**SUPPLIED DATA**
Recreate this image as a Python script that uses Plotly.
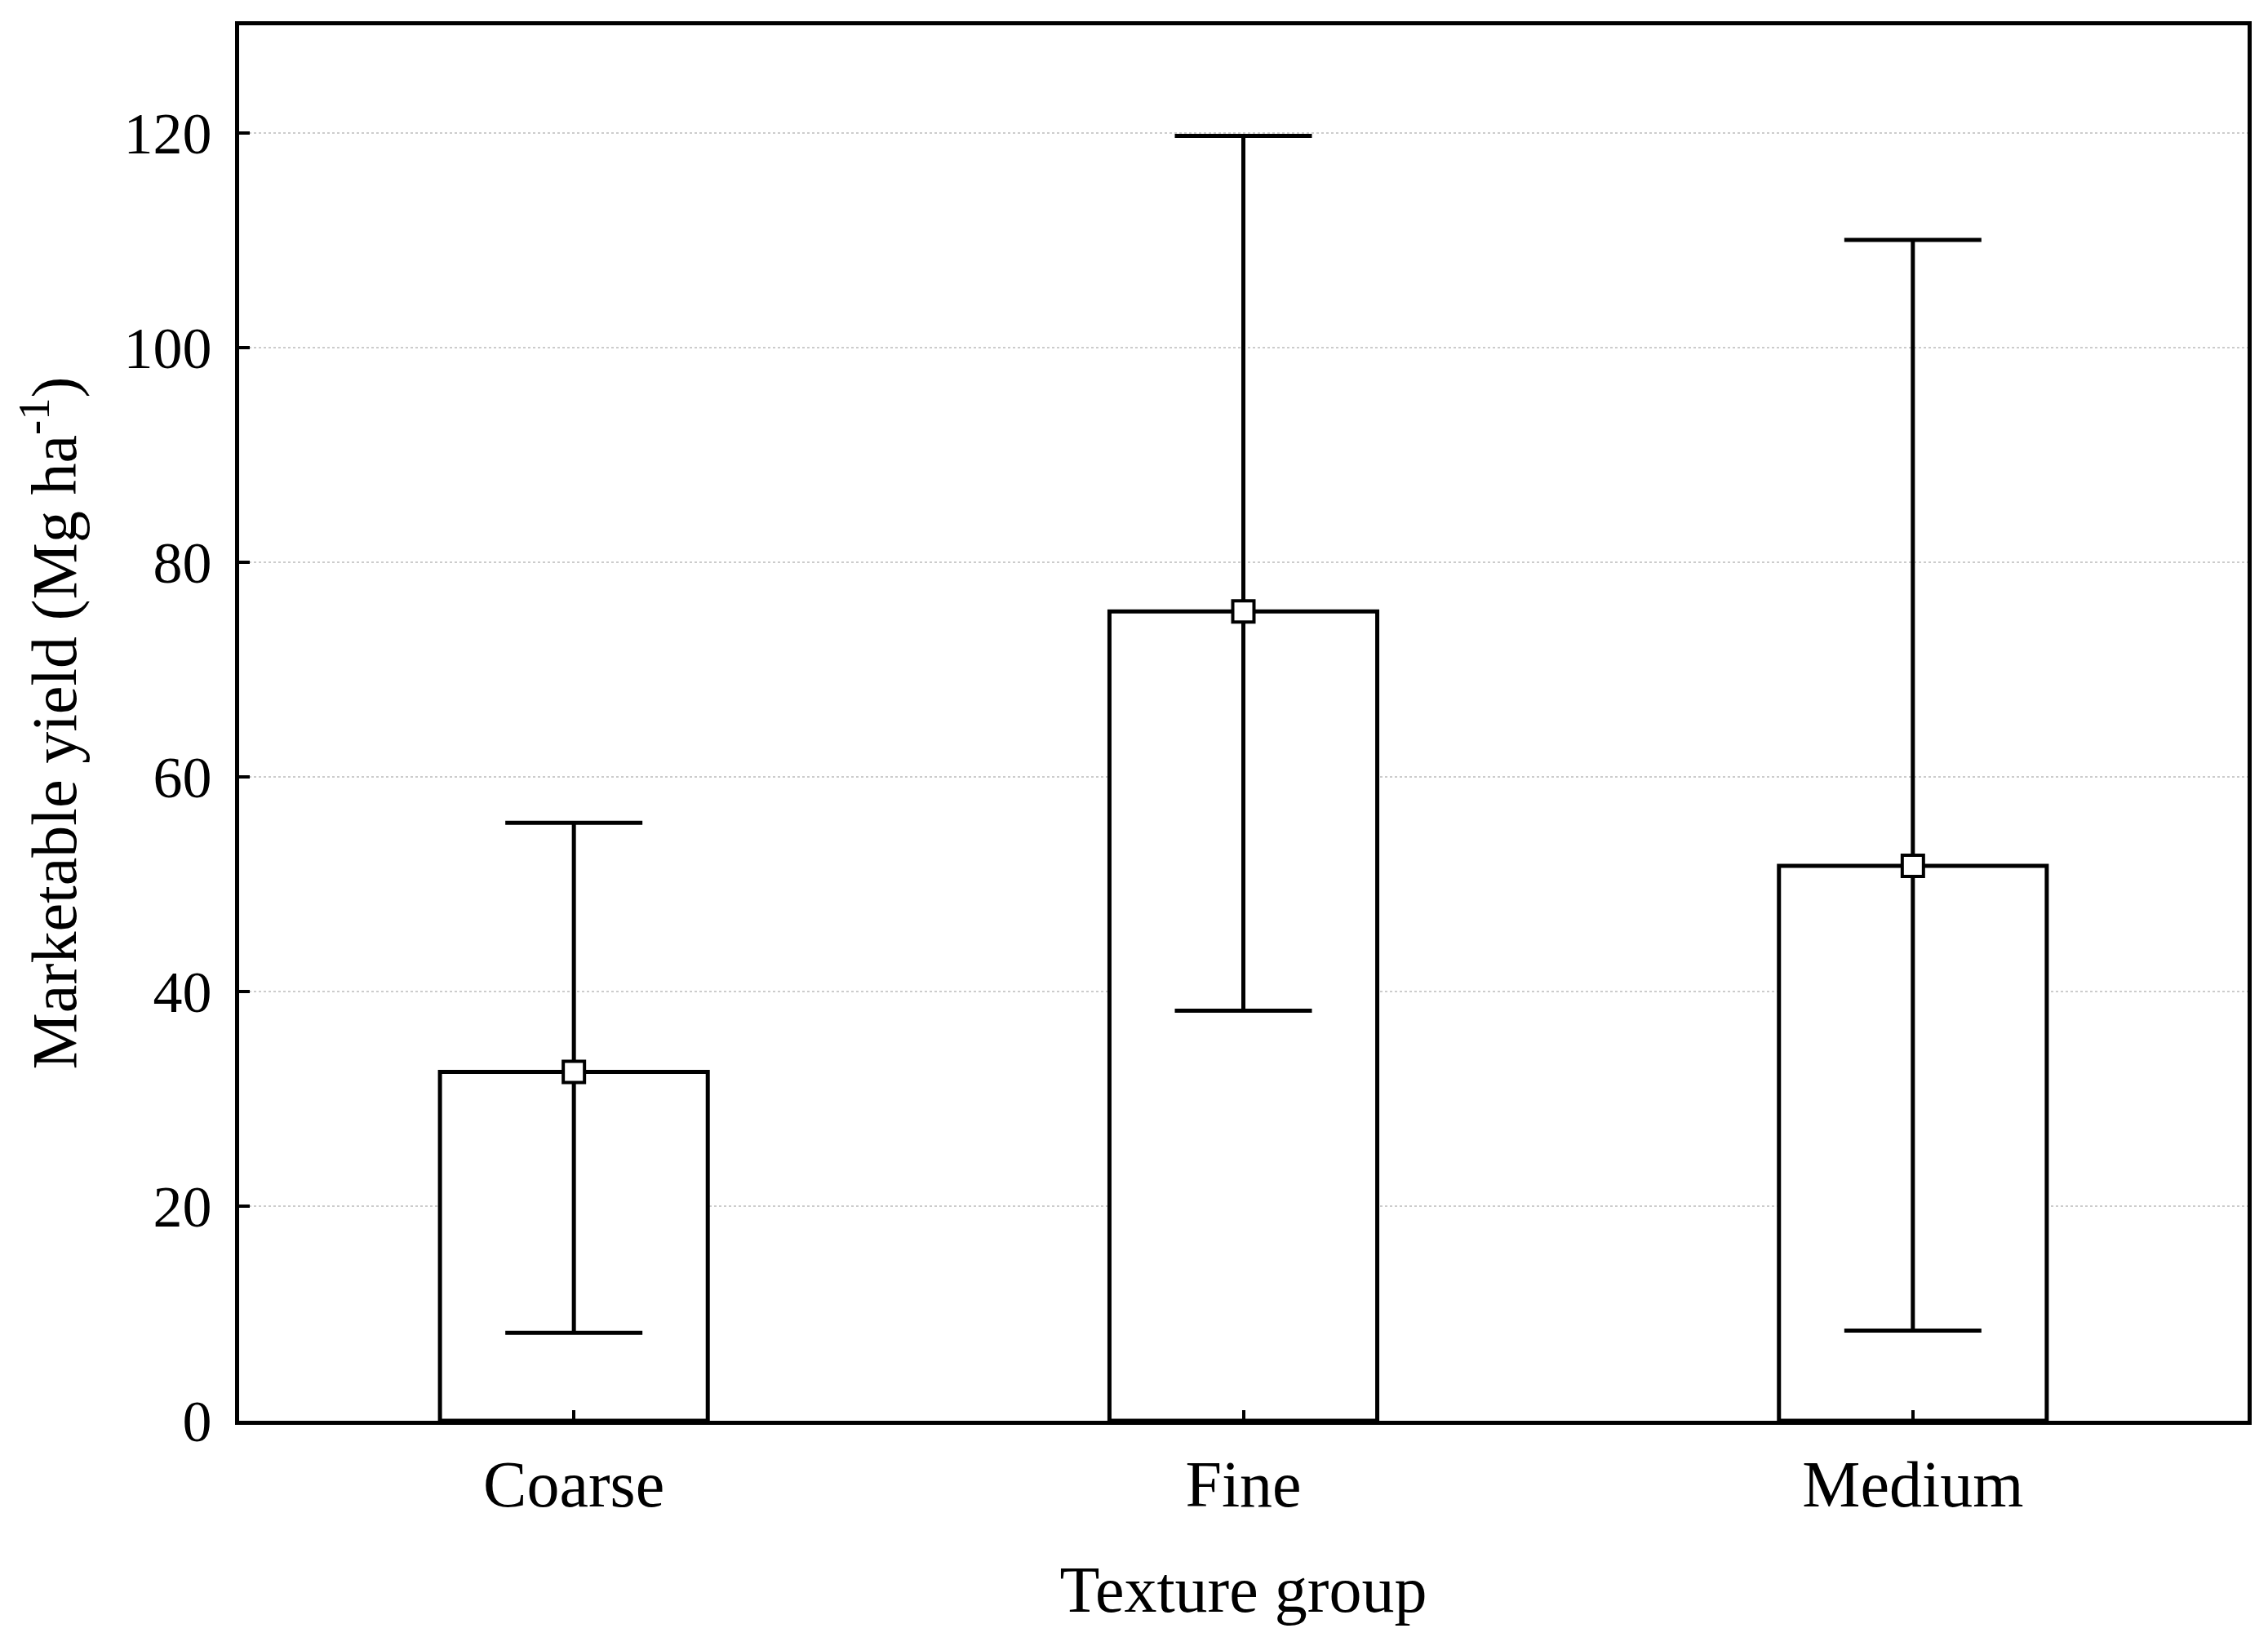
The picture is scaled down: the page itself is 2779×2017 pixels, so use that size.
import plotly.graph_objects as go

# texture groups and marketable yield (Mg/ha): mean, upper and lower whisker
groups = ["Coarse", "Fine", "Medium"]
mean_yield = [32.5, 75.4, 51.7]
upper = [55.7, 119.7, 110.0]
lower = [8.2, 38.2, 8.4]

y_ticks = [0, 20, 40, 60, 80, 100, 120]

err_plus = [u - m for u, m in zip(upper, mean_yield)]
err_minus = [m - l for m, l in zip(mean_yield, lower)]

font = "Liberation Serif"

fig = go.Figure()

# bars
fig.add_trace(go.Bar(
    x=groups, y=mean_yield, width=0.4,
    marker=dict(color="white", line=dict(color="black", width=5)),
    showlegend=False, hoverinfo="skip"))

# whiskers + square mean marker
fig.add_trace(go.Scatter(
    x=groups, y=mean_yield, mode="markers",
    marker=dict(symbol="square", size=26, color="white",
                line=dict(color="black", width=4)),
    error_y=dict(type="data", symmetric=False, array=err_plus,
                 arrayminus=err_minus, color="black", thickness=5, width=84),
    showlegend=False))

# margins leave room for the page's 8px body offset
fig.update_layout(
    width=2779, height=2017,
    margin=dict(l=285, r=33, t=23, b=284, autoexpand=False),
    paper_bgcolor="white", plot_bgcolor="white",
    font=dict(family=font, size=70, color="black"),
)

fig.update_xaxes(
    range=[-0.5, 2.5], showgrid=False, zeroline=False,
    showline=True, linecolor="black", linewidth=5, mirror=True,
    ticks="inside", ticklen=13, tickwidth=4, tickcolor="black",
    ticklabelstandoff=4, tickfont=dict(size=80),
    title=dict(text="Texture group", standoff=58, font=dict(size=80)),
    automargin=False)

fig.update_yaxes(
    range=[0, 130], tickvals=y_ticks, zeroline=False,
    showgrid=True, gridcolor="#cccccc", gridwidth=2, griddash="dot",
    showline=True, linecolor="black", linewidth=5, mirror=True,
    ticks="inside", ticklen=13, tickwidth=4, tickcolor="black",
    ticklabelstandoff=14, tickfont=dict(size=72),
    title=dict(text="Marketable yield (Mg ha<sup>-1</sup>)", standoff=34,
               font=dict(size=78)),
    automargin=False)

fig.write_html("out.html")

**STATED TASK**
Leave out the pictures and reproduce the rest of the listing exactly.

**RESULT OF THE TASK**
Recreate this image as a Python script that uses Plotly.
The picture is scaled down: the page itself is 2779×2017 pixels, so use that size.
import plotly.graph_objects as go

# texture groups and marketable yield (Mg/ha): mean, upper and lower whisker
groups = ["Coarse", "Fine", "Medium"]
mean_yield = [32.5, 75.4, 51.7]
upper = [55.7, 119.7, 110.0]
lower = [8.2, 38.2, 8.4]

y_ticks = [0, 20, 40, 60, 80, 100, 120]

err_plus = [u - m for u, m in zip(upper, mean_yield)]
err_minus = [m - l for m, l in zip(mean_yield, lower)]

font = "Liberation Serif"

fig = go.Figure()

# bars
fig.add_trace(go.Bar(
    x=groups, y=mean_yield, width=0.4,
    marker=dict(color="white", line=dict(color="black", width=5)),
    showlegend=False, hoverinfo="skip"))

# whiskers + square mean marker
fig.add_trace(go.Scatter(
    x=groups, y=mean_yield, mode="markers",
    marker=dict(symbol="square", size=26, color="white",
                line=dict(color="black", width=4)),
    error_y=dict(type="data", symmetric=False, array=err_plus,
                 arrayminus=err_minus, color="black", thickness=5, width=84),
    showlegend=False))

# margins leave room for the page's 8px body offset
fig.update_layout(
    width=2779, height=2017,
    margin=dict(l=285, r=33, t=23, b=284, autoexpand=False),
    paper_bgcolor="white", plot_bgcolor="white",
    font=dict(family=font, size=70, color="black"),
)

fig.update_xaxes(
    range=[-0.5, 2.5], showgrid=False, zeroline=False,
    showline=True, linecolor="black", linewidth=5, mirror=True,
    ticks="inside", ticklen=13, tickwidth=4, tickcolor="black",
    ticklabelstandoff=4, tickfont=dict(size=80),
    title=dict(text="Texture group", standoff=58, font=dict(size=80)),
    automargin=False)

fig.update_yaxes(
    range=[0, 130], tickvals=y_ticks, zeroline=False,
    showgrid=True, gridcolor="#cccccc", gridwidth=2, griddash="dot",
    showline=True, linecolor="black", linewidth=5, mirror=True,
    ticks="inside", ticklen=13, tickwidth=4, tickcolor="black",
    ticklabelstandoff=14, tickfont=dict(size=72),
    title=dict(text="Marketable yield (Mg ha<sup>-1</sup>)", standoff=34,
               font=dict(size=78)),
    automargin=False)

fig.write_html("out.html")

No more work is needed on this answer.